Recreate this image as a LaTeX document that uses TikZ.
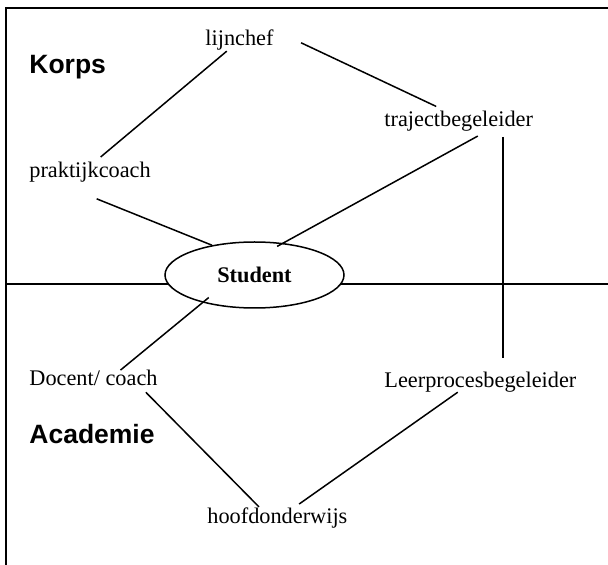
\documentclass[tikz,border=0pt]{standalone}
\usepackage{fontspec}
\setmainfont{Liberation Serif}
\setsansfont{Liberation Sans}
\usepackage{tikz}
\usetikzlibrary{shapes.geometric}

\begin{document}
\begin{tikzpicture}[x=0.5pt, y=-0.5pt,
    rol/.style={inner sep=0pt, anchor=base west, font=\fontsize{11.15}{13}\selectfont},
    side/.style={inner sep=0pt, anchor=base west, font=\sffamily\bfseries\fontsize{13.25}{15}\selectfont},
    link/.style={line width=0.75pt},
    boxline/.style={line width=1pt}]
  \useasboundingbox (0,0) rectangle (608,565);
  % frame
  \coordinate (cornerTL) at (6,8);
  \draw[boxline] (6,565) -- (cornerTL) -- (608,8);
  % student in the middle
  \node[ellipse, draw, line width=0.75pt, minimum width=89.5pt, minimum height=33pt,
        inner sep=0pt, font=\bfseries\fontsize{11.15}{13}\selectfont]
        (student) at (254.5,275) {Student\hspace{11pt}};
  % dividers
  \coordinate (divL) at (6,284);
  \coordinate (divR) at (608,284);
  \draw[link] (divL) -- (student.186 |- divL);
  \draw[link] (student.-6 |- divR) -- (divR);
  \coordinate (vTop) at (503,137);
  \coordinate (vBot) at (503,358);
  \draw[link] (vTop) -- (vBot);
  % sides
  \node[side] (korps) at (29,74) {Korps};
  \node[side] (academie) at (29,443) {Academie};
  % roles
  \node[rol] (lijnchef) at (205,46) {lijnchef};
  \node[rol] (traject) at (384,127) {trajectbegeleider};
  \node[rol] (praktijk) at (29,178) {praktijkcoach};
  \node[rol] (docent) at (29,386) {Docent/ coach};
  \node[rol] (leerproces) at (384,387) {Leerprocesbegeleider};
  \node[rol] (hoofd) at (207,523) {hoofdonderwijs};
  % links
  \draw[link, shorten >=4pt] (lijnchef.220) -- (praktijk.67);
  \draw[link, shorten <=15pt, shorten >=5.5pt] (lijnchef.17) -- (traject.140);
  \draw[link, shorten <=4pt, shorten >=-3.5pt] (traject.-22) -- (student.48);
  \draw[link, shorten <=21pt] (praktijk.198) -- (student.145);
  \draw[link, shorten <=-4pt] (student.208) -- (docent.17);
  \draw[link, shorten <=4pt] (docent.-10) -- (hoofd.150);
  \draw[link, shorten >=2.5pt] (leerproces.205) -- (hoofd.31);
\end{tikzpicture}
\end{document}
##########
-- Objective --
All of the data above should be transcribed verbatim, with pictures omitted.

-- Exercise response --
Recreate this image as a LaTeX document that uses TikZ.
\documentclass[tikz,border=0pt]{standalone}
\usepackage{fontspec}
\setmainfont{Liberation Serif}
\setsansfont{Liberation Sans}
\usepackage{tikz}
\usetikzlibrary{shapes.geometric}

\begin{document}
\begin{tikzpicture}[x=0.5pt, y=-0.5pt,
    rol/.style={inner sep=0pt, anchor=base west, font=\fontsize{11.15}{13}\selectfont},
    side/.style={inner sep=0pt, anchor=base west, font=\sffamily\bfseries\fontsize{13.25}{15}\selectfont},
    link/.style={line width=0.75pt},
    boxline/.style={line width=1pt}]
  \useasboundingbox (0,0) rectangle (608,565);
  % frame
  \coordinate (cornerTL) at (6,8);
  \draw[boxline] (6,565) -- (cornerTL) -- (608,8);
  % student in the middle
  \node[ellipse, draw, line width=0.75pt, minimum width=89.5pt, minimum height=33pt,
        inner sep=0pt, font=\bfseries\fontsize{11.15}{13}\selectfont]
        (student) at (254.5,275) {Student\hspace{11pt}};
  % dividers
  \coordinate (divL) at (6,284);
  \coordinate (divR) at (608,284);
  \draw[link] (divL) -- (student.186 |- divL);
  \draw[link] (student.-6 |- divR) -- (divR);
  \coordinate (vTop) at (503,137);
  \coordinate (vBot) at (503,358);
  \draw[link] (vTop) -- (vBot);
  % sides
  \node[side] (korps) at (29,74) {Korps};
  \node[side] (academie) at (29,443) {Academie};
  % roles
  \node[rol] (lijnchef) at (205,46) {lijnchef};
  \node[rol] (traject) at (384,127) {trajectbegeleider};
  \node[rol] (praktijk) at (29,178) {praktijkcoach};
  \node[rol] (docent) at (29,386) {Docent/ coach};
  \node[rol] (leerproces) at (384,387) {Leerprocesbegeleider};
  \node[rol] (hoofd) at (207,523) {hoofdonderwijs};
  % links
  \draw[link, shorten >=4pt] (lijnchef.220) -- (praktijk.67);
  \draw[link, shorten <=15pt, shorten >=5.5pt] (lijnchef.17) -- (traject.140);
  \draw[link, shorten <=4pt, shorten >=-3.5pt] (traject.-22) -- (student.48);
  \draw[link, shorten <=21pt] (praktijk.198) -- (student.145);
  \draw[link, shorten <=-4pt] (student.208) -- (docent.17);
  \draw[link, shorten <=4pt] (docent.-10) -- (hoofd.150);
  \draw[link, shorten >=2.5pt] (leerproces.205) -- (hoofd.31);
\end{tikzpicture}
\end{document}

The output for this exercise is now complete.